A "scientific concept" may come from philosophy, logic, economics, jurisprudence, or other analytic enterprises, as long as it is a rigorous conceptual tool that may be summed up succinctly (or "in a phrase") but has broad application to understanding the world...James Flynn has defined "shorthand abstractions" (or "SHA's") as concepts drawn from science that have become part of the language and make people smarter by providing widely applicable templates ("market", "placebo", "random sample," "naturalistic fallacy," are a few of his examples). His idea is that the abstraction is available as a single cognitive chunk which can be used as an element in thinking and debate.I'm going to give brief sketches of a few responses that I found most interesting. I try to edit the author's point to a single declarative phrase, the 'single cognitive chunk' requirement suggested above (I'm surprised that in most cases the authors didn't do this more effectively). I'll list a few in this post, and as I have time to continue reading through the 164 contributions, perhaps do some further posts...
Howard Gardner - Try to disprove your viewpoint.
"If American citizens, or, for that matter, citizens anywhere were motivated to decribe the conditions under which they would relinquish their beliefs, they would begin to think scientifically. And if they admitted that empirical evidence would not change their minds, then at least they'd have indicated that their views have a religious or an ideological, rather than a scientific basis.
Christian Keysers - Avoid the mirror fallacy
...our brain mirrors the states of the people we observe...When the person we see has the exact same body and brain as we do, mirroring would tell us what the other feels. Whenever the other person is different in some relevant way, however, mirroring will mislead us...The world is full of such fallacies: we feel dolphins are happy just because their face resembles ours while we smile or we attribute pain to robots in sci-fi movies.
George Lakoff - Be aware of the conceptual metaphors you are using.

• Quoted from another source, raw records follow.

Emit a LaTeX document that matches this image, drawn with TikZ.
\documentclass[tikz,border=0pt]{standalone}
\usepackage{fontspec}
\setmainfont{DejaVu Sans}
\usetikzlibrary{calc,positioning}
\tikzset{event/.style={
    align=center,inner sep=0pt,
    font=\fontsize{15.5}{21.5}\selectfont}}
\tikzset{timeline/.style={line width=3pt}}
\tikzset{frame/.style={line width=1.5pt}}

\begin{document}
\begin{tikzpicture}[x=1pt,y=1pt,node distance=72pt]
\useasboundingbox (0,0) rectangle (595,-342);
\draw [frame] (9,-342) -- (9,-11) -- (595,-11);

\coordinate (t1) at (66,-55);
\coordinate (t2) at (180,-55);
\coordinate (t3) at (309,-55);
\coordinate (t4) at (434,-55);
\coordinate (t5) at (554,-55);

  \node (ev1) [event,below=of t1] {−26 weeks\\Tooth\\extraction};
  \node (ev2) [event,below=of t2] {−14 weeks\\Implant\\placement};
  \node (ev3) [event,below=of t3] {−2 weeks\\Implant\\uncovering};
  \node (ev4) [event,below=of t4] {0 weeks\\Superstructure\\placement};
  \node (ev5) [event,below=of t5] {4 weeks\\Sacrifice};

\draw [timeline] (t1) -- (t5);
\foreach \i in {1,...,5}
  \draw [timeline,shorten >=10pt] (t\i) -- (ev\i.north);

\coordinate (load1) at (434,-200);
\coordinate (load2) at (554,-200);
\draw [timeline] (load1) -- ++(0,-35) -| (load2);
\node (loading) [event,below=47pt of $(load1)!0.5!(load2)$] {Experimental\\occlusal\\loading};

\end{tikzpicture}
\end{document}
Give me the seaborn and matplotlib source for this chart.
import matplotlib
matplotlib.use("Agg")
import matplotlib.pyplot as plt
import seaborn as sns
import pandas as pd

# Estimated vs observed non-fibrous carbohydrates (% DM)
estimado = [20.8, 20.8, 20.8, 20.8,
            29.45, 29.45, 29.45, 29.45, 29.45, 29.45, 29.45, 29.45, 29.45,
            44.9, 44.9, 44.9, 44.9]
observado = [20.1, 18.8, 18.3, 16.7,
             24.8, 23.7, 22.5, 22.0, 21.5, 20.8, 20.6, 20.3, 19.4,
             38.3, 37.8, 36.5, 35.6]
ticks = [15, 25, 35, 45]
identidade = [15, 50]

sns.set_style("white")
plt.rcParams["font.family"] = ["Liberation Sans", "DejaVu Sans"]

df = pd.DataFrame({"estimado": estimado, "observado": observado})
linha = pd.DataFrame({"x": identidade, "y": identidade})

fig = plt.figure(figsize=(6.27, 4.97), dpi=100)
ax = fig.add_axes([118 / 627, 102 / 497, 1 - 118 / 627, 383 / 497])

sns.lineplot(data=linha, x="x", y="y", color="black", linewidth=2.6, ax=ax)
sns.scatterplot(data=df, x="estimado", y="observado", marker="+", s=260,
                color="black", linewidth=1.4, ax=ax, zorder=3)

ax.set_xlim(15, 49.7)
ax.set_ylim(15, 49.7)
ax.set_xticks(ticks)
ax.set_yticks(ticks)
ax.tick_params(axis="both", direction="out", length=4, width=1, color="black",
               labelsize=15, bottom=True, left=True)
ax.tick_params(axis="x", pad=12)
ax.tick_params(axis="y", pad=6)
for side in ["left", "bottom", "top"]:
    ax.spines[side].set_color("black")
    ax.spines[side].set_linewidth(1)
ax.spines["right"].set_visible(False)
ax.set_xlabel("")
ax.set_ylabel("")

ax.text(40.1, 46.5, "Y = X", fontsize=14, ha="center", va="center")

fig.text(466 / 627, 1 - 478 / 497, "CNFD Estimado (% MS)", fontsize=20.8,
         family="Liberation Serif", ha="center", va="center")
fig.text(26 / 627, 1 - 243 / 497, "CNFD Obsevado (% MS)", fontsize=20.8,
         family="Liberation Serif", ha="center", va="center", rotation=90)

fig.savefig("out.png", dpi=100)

All concepts are physical brain circuits deriving their meaning via neural cascades that terminate in linkage to the body. That is how embodied cognition arises...Primary metaphors are brain mappings linking disparate brain regions, each tied to the body in a different way. For example, More Is Up (as in "prices rose") links a region coordinating quantity to another coordinating verticality...Complex conceptual metaphors arise via neural bindings, both across metaphors and from a given metaphor to a conceptual frame circuit. Metaphorical reasoning arises when source domain inference structures are used for target domain reasoning via neural mappings... A central consequence is the huge range of concepts that use metaphor cannot be defined relative to the outside world, but are instead embodied via interactions of the body and brain with the world...Every time you think of paying moral debts, or getting bogged down on a project, or losing time, or being at a crossroads in a relationship, you are unconsciously activating a conceptual metaphor circuit in your brain, reasoning using it, and quite possibly making decisions and living your life on the basis of your metaphors. And that's just normal. There's no way around it!..But it can do harm if you are unaware of it.